I’ll just identify those three different metrics here, then send readers to the good explanation Elaine Kamarck (at Brookings, and an experienced DNC delegate) provides of how they work. I’ll include an excerpt from a Politico piece on the concerns about efforts by the campaigns to manipulate media and public perceptions of how has “won” Iowa. Let’s hope journalists understand all this before tomorrow evening.

The three different “results” that will come out of Iowa are:

  • The “first expression of presidential preference”
  • The “final expression of presidential preference”
  • The “state delegate equivalency”

Here is Elaine’s explanation of these different measures. And here is an excerpt from the Politico piece on concerns the campaigns have about possible confusion and manipulation:

Sanders and his team have made clear their intention to tout the results of the first round of caucus voting Monday, even though the Iowa Democratic Party stresses that the only number that matters is the final delegate count.

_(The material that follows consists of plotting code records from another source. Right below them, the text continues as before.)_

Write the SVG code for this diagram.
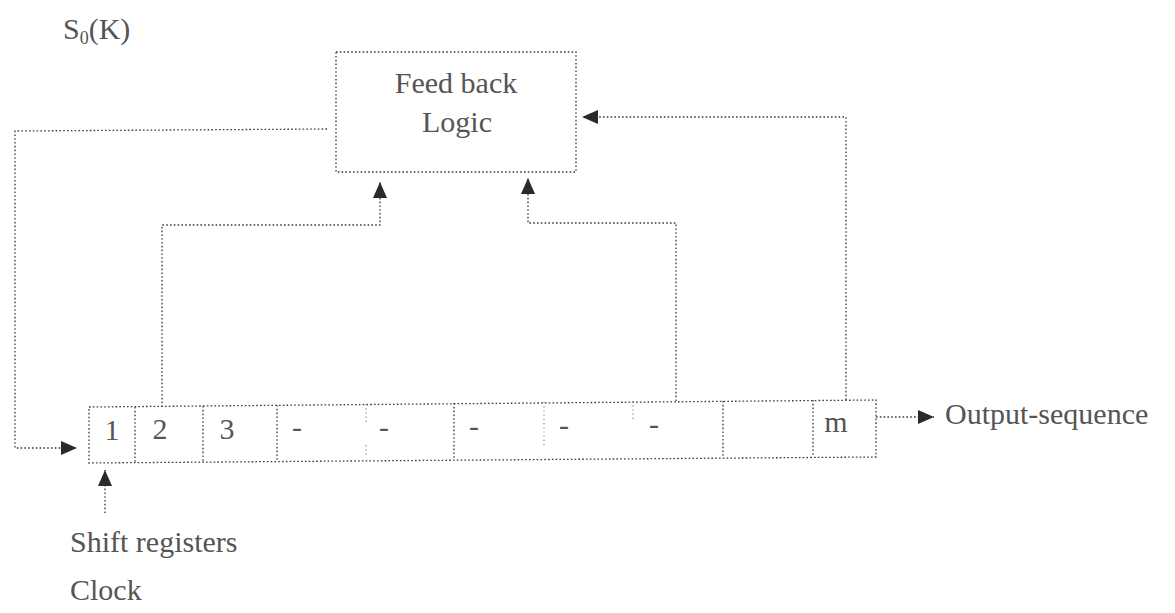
<svg xmlns="http://www.w3.org/2000/svg" width="1175" height="613" viewBox="0 0 1175 613">
<style>
.ln{fill:none;stroke:#3a3a3a;stroke-width:1.3;stroke-dasharray:1.6 2.2}
.bx{fill:none;stroke:#3a3a3a;stroke-width:1.3;stroke-dasharray:1.6 2.2}
.faint{fill:none;stroke:#8a8a8a;stroke-width:1.2;stroke-dasharray:1.2 3}
.t{font-family:"Liberation Serif","Times New Roman",serif;font-size:30px;fill:#555}
.tc{text-anchor:middle}
</style>
<defs>
<marker id="ah" viewBox="0 0 16 16" refX="16" refY="8" markerWidth="16" markerHeight="16" markerUnits="userSpaceOnUse" orient="auto">
<path d="M0,1 L16,8 L0,15 Z" fill="#2a2a2a"/>
</marker>
</defs>
<rect width="1175" height="613" fill="#ffffff"/>

<text class="t" x="63" y="39">S<tspan font-size="18" dy="5">0</tspan><tspan dy="-5">(K)</tspan></text>

<g id="feedback-logic">
<rect class="bx" x="336" y="52" width="240" height="120"/>
<text class="t tc" x="456" y="93">Feed back</text>
<text class="t tc" x="457" y="132">Logic</text>
</g>

<g id="shift-register">
<path class="bx" d="M89,407 L876,400 L876,457 L89,463 Z"/>
<line class="bx" x1="135" y1="407" x2="135" y2="463"/>
<line class="bx" x1="203" y1="406" x2="203" y2="462"/>
<line class="bx" x1="277" y1="405" x2="277" y2="462"/>
<line class="faint" x1="366" y1="404" x2="366" y2="422"/>
<line class="faint" x1="366" y1="445" x2="366" y2="455"/>
<line class="bx" x1="454" y1="403" x2="454" y2="460"/>
<line class="faint" x1="544" y1="402" x2="544" y2="448"/>
<line class="faint" x1="633" y1="401" x2="633" y2="420"/>
<line class="bx" x1="723" y1="401" x2="723" y2="458"/>
<line class="bx" x1="813" y1="400" x2="813" y2="457"/>
<text class="t tc" x="112" y="440">1</text>
<text class="t tc" x="160" y="439">2</text>
<text class="t tc" x="227" y="439">3</text>
<text class="t tc" x="297" y="437">-</text>
<text class="t tc" x="384" y="437">-</text>
<text class="t tc" x="474" y="436">-</text>
<text class="t tc" x="564" y="435">-</text>
<text class="t tc" x="654" y="434">-</text>
<text class="t tc" x="836" y="432">m</text>
</g>

<g id="labels">
<text class="t" x="945" y="424">Output-sequence</text>
<text class="t" x="70" y="552">Shift registers</text>
<text class="t" x="70" y="600">Clock</text>
</g>

<g id="connectors">
<polyline class="ln" points="327,129 15,131 15,448 77,448" marker-end="url(#ah)"/>
<polyline class="ln" points="162,407 162,225 380,225 380,182" marker-end="url(#ah)"/>
<polyline class="ln" points="676,401 676,223 528,223 528,178" marker-end="url(#ah)"/>
<polyline class="ln" points="846,400 846,117 582,117" marker-end="url(#ah)"/>
<line class="ln" x1="876" y1="417" x2="934" y2="417" marker-end="url(#ah)"/>
<line class="ln" x1="105" y1="513" x2="105" y2="470" marker-end="url(#ah)"/>
</g>
</svg>
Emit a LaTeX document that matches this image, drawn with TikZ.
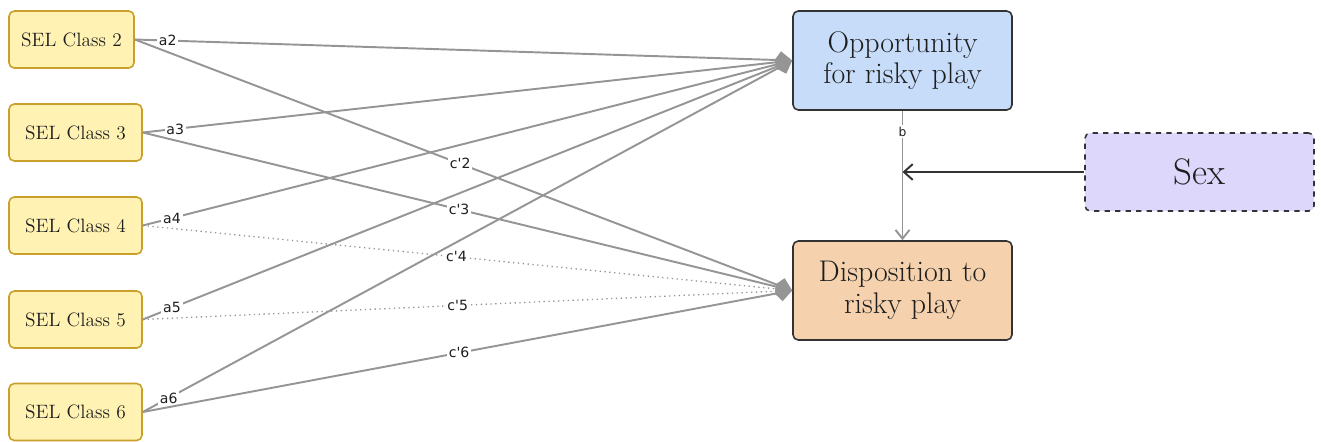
\documentclass[tikz,border=0pt]{standalone}
\usepackage{fontspec}
\newfontfamily\lblfont{DejaVu Sans}
\usetikzlibrary{arrows.meta}
\definecolor{selfill}{HTML}{FFF2B3}
\definecolor{seldraw}{HTML}{C9A02C}
\definecolor{oppfill}{HTML}{C6DCF9}
\definecolor{dispfill}{HTML}{F5D2AD}
\definecolor{sexfill}{HTML}{DCD7FB}
\definecolor{boxdraw}{HTML}{333333}
\definecolor{boxtext}{HTML}{1E1E1E}
\definecolor{linegray}{HTML}{959595}

\begin{document}
\begin{tikzpicture}[
    selbox/.style={draw=seldraw,fill=selfill,line width=0.9pt,rounded corners=3pt,minimum height=1.14cm,text=boxtext,font=\fontsize{11}{13}\selectfont},
    outbox/.style={draw=boxdraw,line width=0.9pt,rounded corners=3pt,minimum width=4.38cm,minimum height=1.98cm,align=center,text=boxtext,font=\fontsize{17}{18}\selectfont},
    edgeline/.style={draw=linegray,line width=1.1pt,-{Kite[length=10pt,width=10pt,inset=3.5pt]}},
    lbl/.style={fill=white,inner sep=1pt,text=boxtext,font=\lblfont\fontsize{8}{9}\selectfont}
]
    \useasboundingbox (0,0) rectangle (26.44,8.82);

    \node[selbox,minimum width=2.5cm] (c2) at (1.43,8.03) {SEL Class 2};
    \node[selbox,minimum width=2.66cm] (c3) at (1.51,6.17) {SEL Class 3};
    \node[selbox,minimum width=2.66cm] (c4) at (1.51,4.31) {SEL Class 4};
    \node[selbox,minimum width=2.66cm] (c5) at (1.51,2.43) {SEL Class 5};
    \node[selbox,minimum width=2.66cm] (c6) at (1.51,0.58) {SEL Class 6};

    \node[outbox,fill=oppfill] (opp) at (18.05,7.61) {Opportunity\\for risky play};
    \node[outbox,fill=dispfill] (disp) at (18.05,3.01) {Disposition to\\risky play};
    \node[draw=boxdraw,dashed,fill=sexfill,line width=0.9pt,rounded corners=3pt,minimum width=4.58cm,minimum height=1.56cm,text=boxtext,font=\fontsize{21}{24}\selectfont] (sex) at (23.99,5.38) {Sex};

    \draw[edgeline] (c2.east) -- node[lbl,pos=0.05] {a2} (opp.west);
    \draw[edgeline] (c3.east) -- node[lbl,pos=0.05] {a3} (opp.west);
    \draw[edgeline] (c4.east) -- node[lbl,pos=0.045] {a4} (opp.west);
    \draw[edgeline] (c5.east) -- node[lbl,pos=0.045] {a5} (opp.west);
    \draw[edgeline] (c6.east) -- node[lbl,pos=0.04] {a6} (opp.west);

    \draw[edgeline] (c2.east) -- node[lbl,pos=0.495] {c\textquotesingle 2} (disp.west);
    \draw[edgeline] (c3.east) -- node[lbl,pos=0.487] {c\textquotesingle 3} (disp.west);
    \draw[edgeline,line width=0.75pt,dotted] (c4.east) -- node[lbl,pos=0.483] {c\textquotesingle 4} (disp.west);
    \draw[edgeline,line width=0.75pt,dotted] (c5.east) -- node[lbl,pos=0.485] {c\textquotesingle 5} (disp.west);
    \draw[edgeline] (c6.east) -- node[lbl,pos=0.487] {c\textquotesingle 6} (disp.west);

    \draw[draw=linegray,line width=1.1pt,-{Straight Barb[length=5pt,width=8pt]}] (opp.south) -- node[lbl,pos=0.16,font=\lblfont\fontsize{7}{8}\selectfont] {b} (disp.north);
    \coordinate (mod) at (opp.south |- sex.west);
    \draw[draw=boxdraw,line width=1.1pt,-{Straight Barb[length=5pt,width=9pt]}] (sex.west) -- (mod);
\end{tikzpicture}
\end{document}
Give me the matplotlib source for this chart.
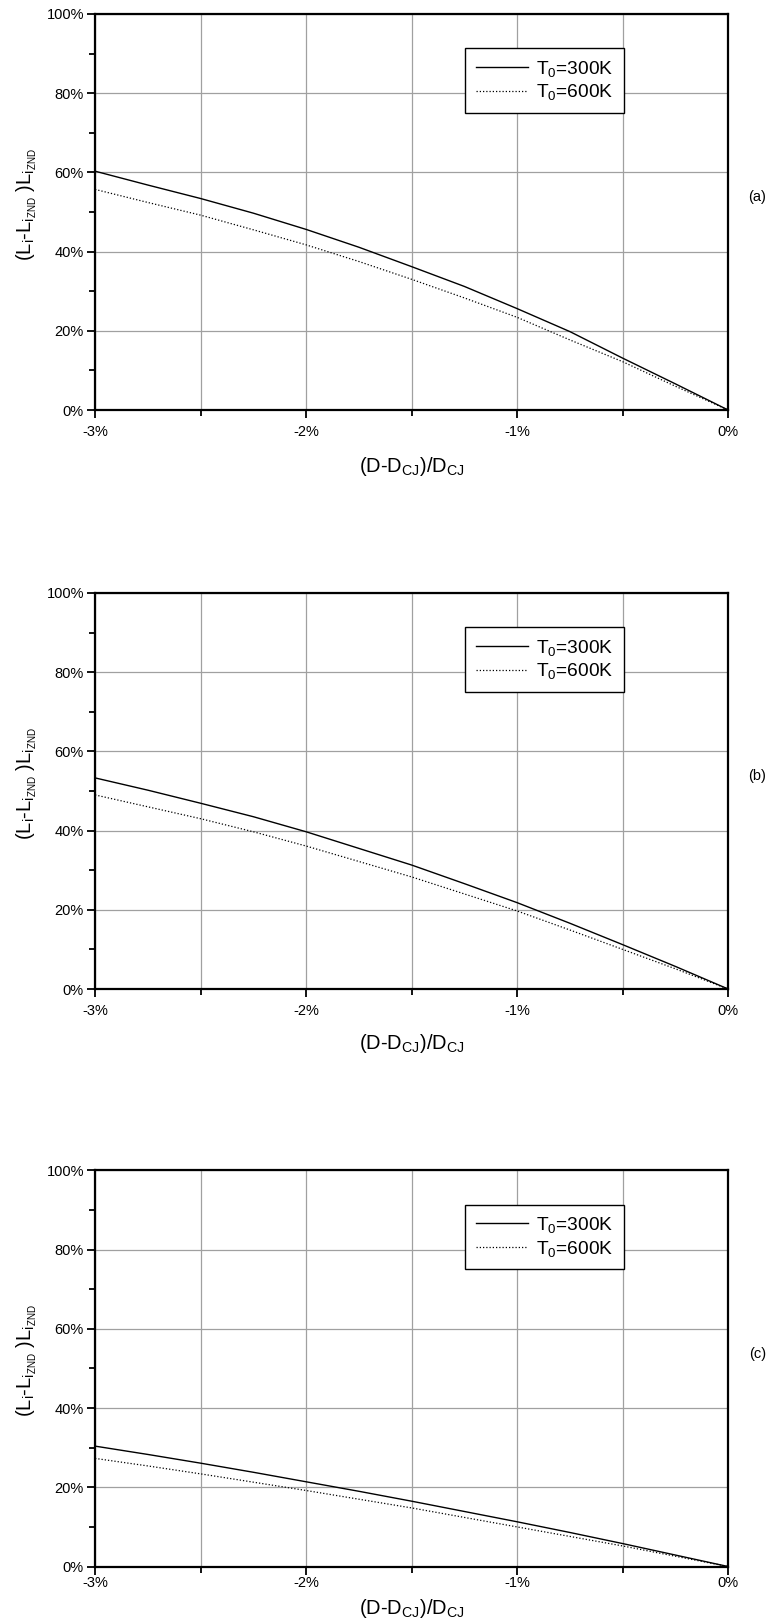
import matplotlib
matplotlib.use('Agg')
import matplotlib.pyplot as plt
from matplotlib.ticker import MultipleLocator, FuncFormatter

plt.rcParams.update({
    'font.family': ['Liberation Sans', 'DejaVu Sans'],
    'mathtext.fontset': 'custom',
    'mathtext.rm': 'Liberation Sans',
    'mathtext.it': 'Liberation Sans',
    'font.size': 10.5,
})

# deviation from CJ velocity, %
dev = [-3.0, -2.75, -2.5, -2.25, -2.0, -1.75, -1.5, -1.25, -1.0, -0.75, -0.5, -0.25, 0.0]

# relative induction length change, % -- panels (a), (b), (c)
a_300 = [60.3, 56.8, 53.4, 49.7, 45.6, 41.1, 36.2, 31.2, 25.6, 19.8, 13.1, 6.6, 0.0]
a_600 = [55.7, 52.4, 49.2, 45.5, 41.7, 37.5, 33.0, 28.3, 23.4, 17.7, 12.2, 6.0, 0.0]
b_300 = [53.3, 50.2, 46.9, 43.5, 39.7, 35.5, 31.3, 26.6, 21.8, 16.6, 11.2, 5.7, 0.0]
b_600 = [49.0, 46.0, 43.0, 39.7, 36.1, 32.2, 28.3, 24.0, 19.7, 14.9, 10.0, 5.1, 0.0]
c_300 = [30.4, 28.3, 26.1, 23.8, 21.4, 19.0, 16.5, 13.9, 11.3, 8.6, 5.8, 2.9, 0.0]
c_600 = [27.3, 25.4, 23.4, 21.3, 19.2, 17.0, 14.8, 12.4, 10.0, 7.6, 5.2, 2.6, 0.0]

panels = [('(a)', a_300, a_600), ('(b)', b_300, b_600), ('(c)', c_300, c_600)]

# per panel: axes bottom (fig frac), x tick pad, x label offset (axes frac)
bottoms = [0.7469, 0.3895, 0.0330]
xpads = [4.5, 5.0, 0.5]
xlab_y = [-0.113, -0.108, -0.078]

fig = plt.figure(figsize=(7.73, 16.2), dpi=100)

for (tag, s300, s600), y0, xp, xl in zip(panels, bottoms, xpads, xlab_y):
    ax = fig.add_axes([0.123, y0, 0.819, 0.2445])
    ax.plot(dev, s300, '-', color='black', lw=1.0, label=r'T$_0$=300K')
    ax.plot(dev, s600, linestyle=(0, (1, 1.6)), color='black', lw=0.9,
            label=r'T$_0$=600K')
    ax.set_xlim(-3, 0)
    ax.set_ylim(0, 100)
    ax.xaxis.set_major_locator(MultipleLocator(1))
    ax.xaxis.set_minor_locator(MultipleLocator(0.5))
    ax.yaxis.set_major_locator(MultipleLocator(20))
    ax.yaxis.set_minor_locator(MultipleLocator(10))
    ax.xaxis.set_major_formatter(FuncFormatter(lambda v, p: f'{v:.0f}%'.replace('-0%', '0%')))
    ax.yaxis.set_major_formatter(FuncFormatter(lambda v, p: f'{v:.0f}%'))
    ax.grid(True, which='major', color='#a0a0a0', lw=0.9)
    ax.grid(True, which='minor', axis='x', color='#a0a0a0', lw=0.9)
    ax.tick_params(which='both', direction='out', width=1.3, labelsize=10.5)
    ax.tick_params(which='major', length=6)
    ax.tick_params(which='minor', length=4.5)
    ax.tick_params(axis='y', which='major', pad=2)
    ax.tick_params(axis='x', which='major', pad=xp)
    for sp in ax.spines.values():
        sp.set_linewidth(1.6)
    ax.set_xlabel(r'(D-D$_{\mathrm{CJ}}$)/D$_{\mathrm{CJ}}$', fontsize=14.5)
    ax.xaxis.set_label_coords(0.5, xl)
    ax.set_ylabel(r'(L$_\mathrm{i}$-L$_{\mathrm{i}_{\mathrm{ZND}}}$ )L$_{\mathrm{i}_{\mathrm{ZND}}}$',
                  fontsize=14.5)
    ax.yaxis.set_label_coords(-0.088, 0.52)
    ax.text(1.046, 0.537, tag, transform=ax.transAxes, ha='center', va='center',
            fontsize=10.5)
    leg = ax.legend(loc='upper left', bbox_to_anchor=(0.585, 0.914), fontsize=13.8,
                    frameon=True, fancybox=False, framealpha=1, edgecolor='black',
                    handlelength=2.7, borderpad=0.55, labelspacing=0.2,
                    handletextpad=0.45, borderaxespad=0)
    leg.get_frame().set_linewidth(1.0)
    # a touch of extra side padding, as in the reference box
    leg._legend_box.sep = 0
    leg._legend_handle_box.sep = 7

fig.savefig('out.png', dpi=100)
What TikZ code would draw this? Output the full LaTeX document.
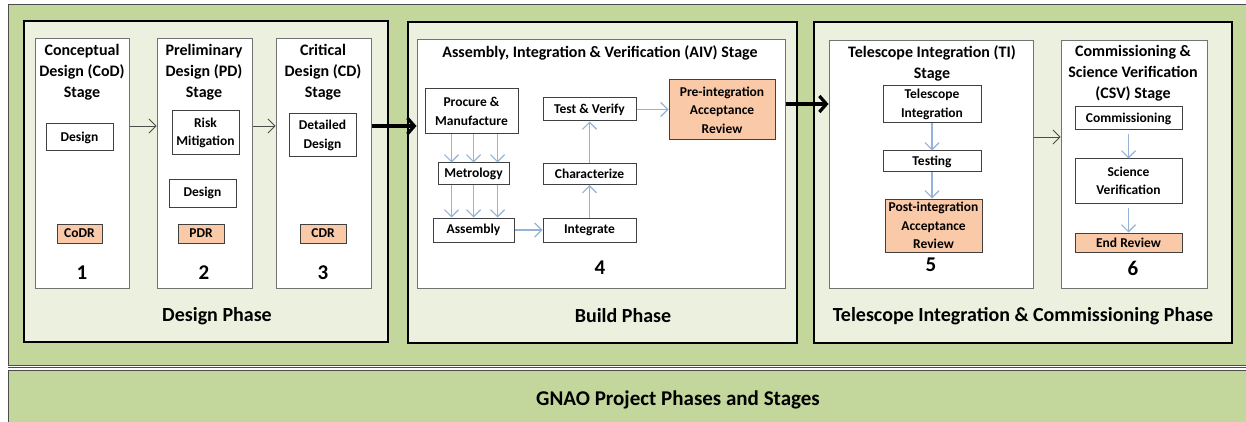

Aides with two top-tier campaigns told POLITICO they worry the Sanders campaign or other pro-Sanders forces — which will be receiving unofficial precinct results from allies in real time — will disseminate that information through social media or publicly claim victory after the first vote, an act that could distort the eventual results in a variety of ways.

A claim of victory after the first vote could encourage supporters of weaker candidates to leave the caucuses early without realigning with another candidate. Or it could create an artificial bandwagon effect by encouraging some caucus-goers to jump to Sanders’ side under the belief that he will be the victor.

Either scenario stands to hurt the campaigns that are more reliant than Sanders on the realignment round that happens after the first preference vote is cast. During realignment, supporters of candidates who failed to hit a 15 percent threshold in the first vote are freed up to switch to another candidate.

Tensions about this are high. Consider this quote in the piece:

“Everybody is playing by one set of rules except for Bernie,” said an aide with one of the competing campaigns. “They don’t really care if they disrupt it. They hate the Democratic Party. They hated them from four years ago, and they hate them now.”